Thermal and efficiency droop in InGaN/GaN light-emitting diodes: decoupling multiphysics effects using temperature-dependent RF measurements

Abstract

Multiphysics processes such as recombination dynamics in the active region, carrier injection and transport, and internal heating may contribute to thermal and efficiency droop in InGaN/GaN light-emitting diodes (LEDs). However, an unambiguous methodology and characterization technique to decouple these processes under electrical injection and determine their individual roles in droop phenomena is lacking. In this work, we investigate thermal and efficiency droop in electrically injected single-quantum-well InGaN/GaN LEDs by decoupling the inherent radiative efficiency, injection efficiency, carrier transport, and thermal effects using a comprehensive rate equation approach and a temperature-dependent pulsed-RF measurement technique. Determination of the inherent recombination rates in the quantum well confirms efficiency droop at high current densities is caused by a combination of strong non-radiative recombination (with temperature dependence consistent with indirect Auger) and saturation of the radiative rate. The overall reduction of efficiency at elevated temperatures (thermal droop) results from carriers shifting from the radiative process to the non-radiative processes. The rate equation approach and temperature-dependent pulsed-RF measurement technique unambiguously gives access to the true recombination dynamics in the QW and is a useful methodology to study efficiency issues in III-nitride LEDs.

Figure 1

(a) Energy band diagram of the LED under flat-band conditions at a current density of 1 kA/cm² simulated using SiLENSe. The original bandgap is reduced to show a more detailed picture of the bandgap and quasi-fermi levels. Dominant carrier processes with their associated rates are shown. (b) Equivalent electrical circuit of the LED.

Figure 2

(a) RF setup used to measure the modulation response and input impedance of the LED. The optical microscope image of the LED under RF probe is included. (b) Concept of the pulsed-RF measurement developed to minimize the effect of self-heating on the measurements.
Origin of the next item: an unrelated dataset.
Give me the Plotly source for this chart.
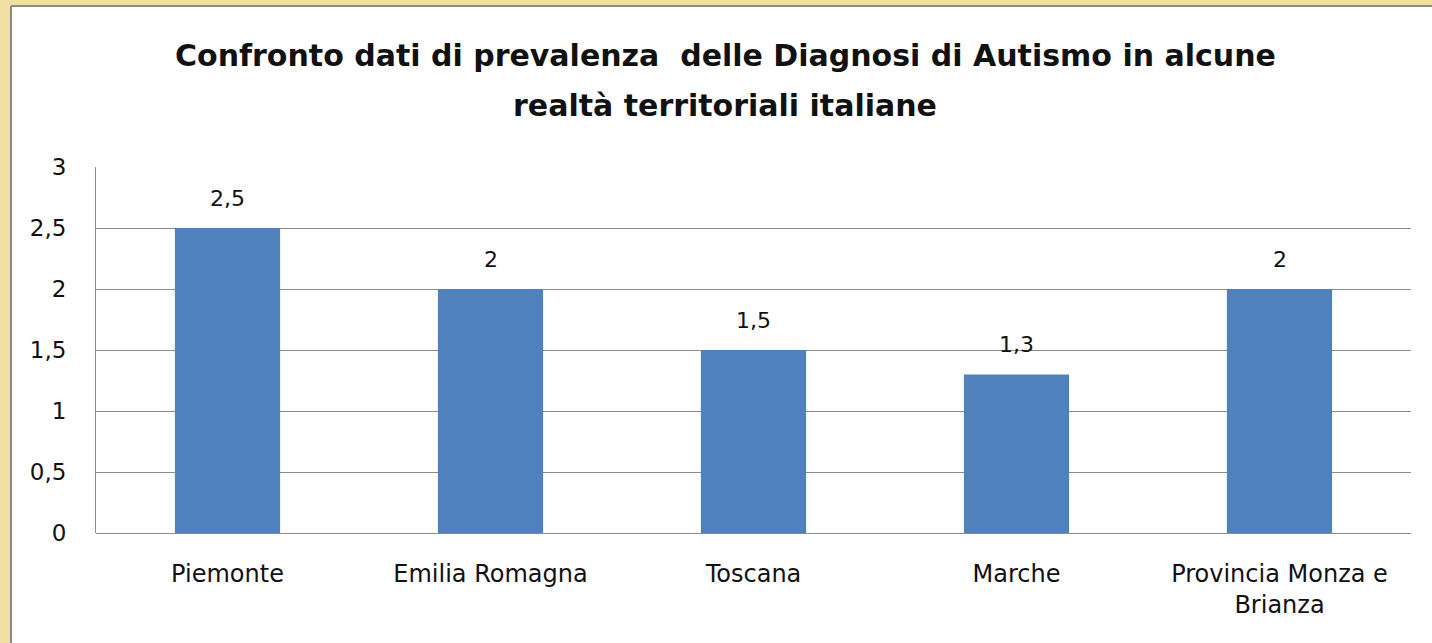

A narrowband filter of the NA is used to pick the main harmonic of the RF frequency among all the generated harmonics.

Figure 3

(a) The DLT extracted from simultaneous fitting of the measured input impedance and modulation response to the input impedance and modulation response of the equivalent circuit of the LED (Fig. 1(b)) and (b) relative EQE of the LED as a function of current density at different stage temperatures.

Figure 4

(a) Injection efficiency, (b) carrier density in the QW, (c) total carrier recombination lifetime in the QW, and (d) radiative efficiency as a function of current density at different stage temperatures. The inset of (b) shows the carrier density vs. current density in linear-linear scale.

Figure 5

(a) Radiative and (b) non-radiative lifetimes, (c) is the non-radiative lifetime at carrier densities of 9 × 10¹⁶, 1.9 × 10¹⁷, and 4.9 × 10¹⁷ cm⁻³ and the fitting of Eq. (5) for various stage temperatures. (d) Radiative and (e) non-radiative recombination rates as a function of carrier density for different stage temperatures. The low slope of the non-radiative rate as a function of carrier density at low carrier densities is due to SRH recombination while the high slope at carrier densities above 10¹⁸ cm⁻³ is attributed to Auger recombination. The inset of (d,e) show the radiative and non-radiative rates vs. carrier density in linear-linear scale. (f) Non-radiative recombination rate as a function of temperature for current densities of 1 to 10 kA/cm².